Output every line below without omitting or altering anything.

════

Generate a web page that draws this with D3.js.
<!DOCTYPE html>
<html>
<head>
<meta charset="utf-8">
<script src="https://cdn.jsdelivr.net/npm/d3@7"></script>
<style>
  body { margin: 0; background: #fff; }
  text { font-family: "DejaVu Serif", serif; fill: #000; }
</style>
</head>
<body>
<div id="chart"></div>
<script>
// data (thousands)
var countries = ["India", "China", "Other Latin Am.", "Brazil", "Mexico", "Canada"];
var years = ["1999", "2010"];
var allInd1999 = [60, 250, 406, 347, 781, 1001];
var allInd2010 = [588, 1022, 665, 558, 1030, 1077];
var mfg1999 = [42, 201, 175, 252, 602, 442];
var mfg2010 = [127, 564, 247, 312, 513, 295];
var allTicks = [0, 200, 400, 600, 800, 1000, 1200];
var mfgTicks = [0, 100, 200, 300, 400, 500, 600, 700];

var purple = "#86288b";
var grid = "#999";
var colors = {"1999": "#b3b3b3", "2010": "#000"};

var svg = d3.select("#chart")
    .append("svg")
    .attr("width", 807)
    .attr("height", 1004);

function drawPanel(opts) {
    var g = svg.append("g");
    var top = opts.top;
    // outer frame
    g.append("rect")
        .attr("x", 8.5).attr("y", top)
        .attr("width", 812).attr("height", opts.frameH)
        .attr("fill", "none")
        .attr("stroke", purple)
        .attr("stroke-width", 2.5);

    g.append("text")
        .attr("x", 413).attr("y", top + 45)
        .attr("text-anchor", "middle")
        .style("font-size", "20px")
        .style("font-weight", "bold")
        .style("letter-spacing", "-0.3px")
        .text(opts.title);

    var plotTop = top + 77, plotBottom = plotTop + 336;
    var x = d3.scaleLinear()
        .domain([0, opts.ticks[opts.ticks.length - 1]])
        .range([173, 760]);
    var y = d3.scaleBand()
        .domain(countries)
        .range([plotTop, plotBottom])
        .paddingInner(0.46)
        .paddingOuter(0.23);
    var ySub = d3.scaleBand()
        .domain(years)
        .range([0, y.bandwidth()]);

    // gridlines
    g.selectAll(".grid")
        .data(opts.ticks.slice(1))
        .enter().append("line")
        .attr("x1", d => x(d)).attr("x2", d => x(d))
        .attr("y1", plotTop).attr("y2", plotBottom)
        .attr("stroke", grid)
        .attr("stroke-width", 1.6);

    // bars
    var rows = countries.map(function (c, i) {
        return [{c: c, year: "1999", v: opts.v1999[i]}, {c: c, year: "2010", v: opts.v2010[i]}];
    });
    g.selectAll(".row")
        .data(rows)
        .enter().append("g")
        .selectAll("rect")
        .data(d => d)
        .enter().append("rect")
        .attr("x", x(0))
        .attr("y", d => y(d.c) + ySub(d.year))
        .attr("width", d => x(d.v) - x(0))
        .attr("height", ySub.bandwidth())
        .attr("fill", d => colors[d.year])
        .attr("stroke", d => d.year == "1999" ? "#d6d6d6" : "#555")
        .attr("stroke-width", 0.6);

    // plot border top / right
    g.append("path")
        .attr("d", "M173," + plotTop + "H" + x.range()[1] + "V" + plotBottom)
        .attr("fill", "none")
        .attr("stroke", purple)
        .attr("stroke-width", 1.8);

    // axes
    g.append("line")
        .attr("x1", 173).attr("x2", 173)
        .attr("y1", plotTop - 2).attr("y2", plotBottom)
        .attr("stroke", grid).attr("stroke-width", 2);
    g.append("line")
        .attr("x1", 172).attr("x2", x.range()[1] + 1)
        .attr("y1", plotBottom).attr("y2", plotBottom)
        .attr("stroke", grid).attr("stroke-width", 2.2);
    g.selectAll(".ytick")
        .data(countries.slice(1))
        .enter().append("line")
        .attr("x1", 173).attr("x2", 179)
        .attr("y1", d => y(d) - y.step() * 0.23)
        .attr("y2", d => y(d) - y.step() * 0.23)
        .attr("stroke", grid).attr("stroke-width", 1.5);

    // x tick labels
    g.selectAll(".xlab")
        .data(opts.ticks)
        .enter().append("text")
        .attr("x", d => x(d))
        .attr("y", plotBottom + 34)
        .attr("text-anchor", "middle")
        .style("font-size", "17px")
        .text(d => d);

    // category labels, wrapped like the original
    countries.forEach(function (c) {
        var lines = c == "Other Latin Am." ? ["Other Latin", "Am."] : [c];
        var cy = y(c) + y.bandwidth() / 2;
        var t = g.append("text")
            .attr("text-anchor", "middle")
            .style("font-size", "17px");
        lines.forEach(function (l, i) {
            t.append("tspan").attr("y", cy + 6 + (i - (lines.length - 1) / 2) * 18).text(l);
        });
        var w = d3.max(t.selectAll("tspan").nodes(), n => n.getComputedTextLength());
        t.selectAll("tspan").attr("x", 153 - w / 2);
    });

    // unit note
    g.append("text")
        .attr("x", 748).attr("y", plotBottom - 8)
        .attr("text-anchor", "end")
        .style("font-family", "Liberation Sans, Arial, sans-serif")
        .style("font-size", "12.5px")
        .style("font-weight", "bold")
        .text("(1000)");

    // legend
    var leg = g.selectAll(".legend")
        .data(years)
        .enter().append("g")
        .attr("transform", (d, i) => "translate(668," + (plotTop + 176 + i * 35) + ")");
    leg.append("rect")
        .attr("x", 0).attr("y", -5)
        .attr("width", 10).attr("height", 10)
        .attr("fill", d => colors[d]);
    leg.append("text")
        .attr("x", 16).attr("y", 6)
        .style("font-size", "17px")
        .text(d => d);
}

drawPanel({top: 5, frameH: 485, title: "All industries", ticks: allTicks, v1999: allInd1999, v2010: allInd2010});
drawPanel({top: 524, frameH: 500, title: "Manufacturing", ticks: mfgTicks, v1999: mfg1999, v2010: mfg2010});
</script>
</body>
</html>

════

Answer ->
Generate a web page that draws this with D3.js.
<!DOCTYPE html>
<html>
<head>
<meta charset="utf-8">
<script src="https://cdn.jsdelivr.net/npm/d3@7"></script>
<style>
  body { margin: 0; background: #fff; }
  text { font-family: "DejaVu Serif", serif; fill: #000; }
</style>
</head>
<body>
<div id="chart"></div>
<script>
// data (thousands)
var countries = ["India", "China", "Other Latin Am.", "Brazil", "Mexico", "Canada"];
var years = ["1999", "2010"];
var allInd1999 = [60, 250, 406, 347, 781, 1001];
var allInd2010 = [588, 1022, 665, 558, 1030, 1077];
var mfg1999 = [42, 201, 175, 252, 602, 442];
var mfg2010 = [127, 564, 247, 312, 513, 295];
var allTicks = [0, 200, 400, 600, 800, 1000, 1200];
var mfgTicks = [0, 100, 200, 300, 400, 500, 600, 700];

var purple = "#86288b";
var grid = "#999";
var colors = {"1999": "#b3b3b3", "2010": "#000"};

var svg = d3.select("#chart")
    .append("svg")
    .attr("width", 807)
    .attr("height", 1004);

function drawPanel(opts) {
    var g = svg.append("g");
    var top = opts.top;
    // outer frame
    g.append("rect")
        .attr("x", 8.5).attr("y", top)
        .attr("width", 812).attr("height", opts.frameH)
        .attr("fill", "none")
        .attr("stroke", purple)
        .attr("stroke-width", 2.5);

    g.append("text")
        .attr("x", 413).attr("y", top + 45)
        .attr("text-anchor", "middle")
        .style("font-size", "20px")
        .style("font-weight", "bold")
        .style("letter-spacing", "-0.3px")
        .text(opts.title);

    var plotTop = top + 77, plotBottom = plotTop + 336;
    var x = d3.scaleLinear()
        .domain([0, opts.ticks[opts.ticks.length - 1]])
        .range([173, 760]);
    var y = d3.scaleBand()
        .domain(countries)
        .range([plotTop, plotBottom])
        .paddingInner(0.46)
        .paddingOuter(0.23);
    var ySub = d3.scaleBand()
        .domain(years)
        .range([0, y.bandwidth()]);

    // gridlines
    g.selectAll(".grid")
        .data(opts.ticks.slice(1))
        .enter().append("line")
        .attr("x1", d => x(d)).attr("x2", d => x(d))
        .attr("y1", plotTop).attr("y2", plotBottom)
        .attr("stroke", grid)
        .attr("stroke-width", 1.6);

    // bars
    var rows = countries.map(function (c, i) {
        return [{c: c, year: "1999", v: opts.v1999[i]}, {c: c, year: "2010", v: opts.v2010[i]}];
    });
    g.selectAll(".row")
        .data(rows)
        .enter().append("g")
        .selectAll("rect")
        .data(d => d)
        .enter().append("rect")
        .attr("x", x(0))
        .attr("y", d => y(d.c) + ySub(d.year))
        .attr("width", d => x(d.v) - x(0))
        .attr("height", ySub.bandwidth())
        .attr("fill", d => colors[d.year])
        .attr("stroke", d => d.year == "1999" ? "#d6d6d6" : "#555")
        .attr("stroke-width", 0.6);

    // plot border top / right
    g.append("path")
        .attr("d", "M173," + plotTop + "H" + x.range()[1] + "V" + plotBottom)
        .attr("fill", "none")
        .attr("stroke", purple)
        .attr("stroke-width", 1.8);

    // axes
    g.append("line")
        .attr("x1", 173).attr("x2", 173)
        .attr("y1", plotTop - 2).attr("y2", plotBottom)
        .attr("stroke", grid).attr("stroke-width", 2);
    g.append("line")
        .attr("x1", 172).attr("x2", x.range()[1] + 1)
        .attr("y1", plotBottom).attr("y2", plotBottom)
        .attr("stroke", grid).attr("stroke-width", 2.2);
    g.selectAll(".ytick")
        .data(countries.slice(1))
        .enter().append("line")
        .attr("x1", 173).attr("x2", 179)
        .attr("y1", d => y(d) - y.step() * 0.23)
        .attr("y2", d => y(d) - y.step() * 0.23)
        .attr("stroke", grid).attr("stroke-width", 1.5);

    // x tick labels
    g.selectAll(".xlab")
        .data(opts.ticks)
        .enter().append("text")
        .attr("x", d => x(d))
        .attr("y", plotBottom + 34)
        .attr("text-anchor", "middle")
        .style("font-size", "17px")
        .text(d => d);

    // category labels, wrapped like the original
    countries.forEach(function (c) {
        var lines = c == "Other Latin Am." ? ["Other Latin", "Am."] : [c];
        var cy = y(c) + y.bandwidth() / 2;
        var t = g.append("text")
            .attr("text-anchor", "middle")
            .style("font-size", "17px");
        lines.forEach(function (l, i) {
            t.append("tspan").attr("y", cy + 6 + (i - (lines.length - 1) / 2) * 18).text(l);
        });
        var w = d3.max(t.selectAll("tspan").nodes(), n => n.getComputedTextLength());
        t.selectAll("tspan").attr("x", 153 - w / 2);
    });

    // unit note
    g.append("text")
        .attr("x", 748).attr("y", plotBottom - 8)
        .attr("text-anchor", "end")
        .style("font-family", "Liberation Sans, Arial, sans-serif")
        .style("font-size", "12.5px")
        .style("font-weight", "bold")
        .text("(1000)");

    // legend
    var leg = g.selectAll(".legend")
        .data(years)
        .enter().append("g")
        .attr("transform", (d, i) => "translate(668," + (plotTop + 176 + i * 35) + ")");
    leg.append("rect")
        .attr("x", 0).attr("y", -5)
        .attr("width", 10).attr("height", 10)
        .attr("fill", d => colors[d]);
    leg.append("text")
        .attr("x", 16).attr("y", 6)
        .style("font-size", "17px")
        .text(d => d);
}

drawPanel({top: 5, frameH: 485, title: "All industries", ticks: allTicks, v1999: allInd1999, v2010: allInd2010});
drawPanel({top: 524, frameH: 500, title: "Manufacturing", ticks: mfgTicks, v1999: mfg1999, v2010: mfg2010});
</script>
</body>
</html>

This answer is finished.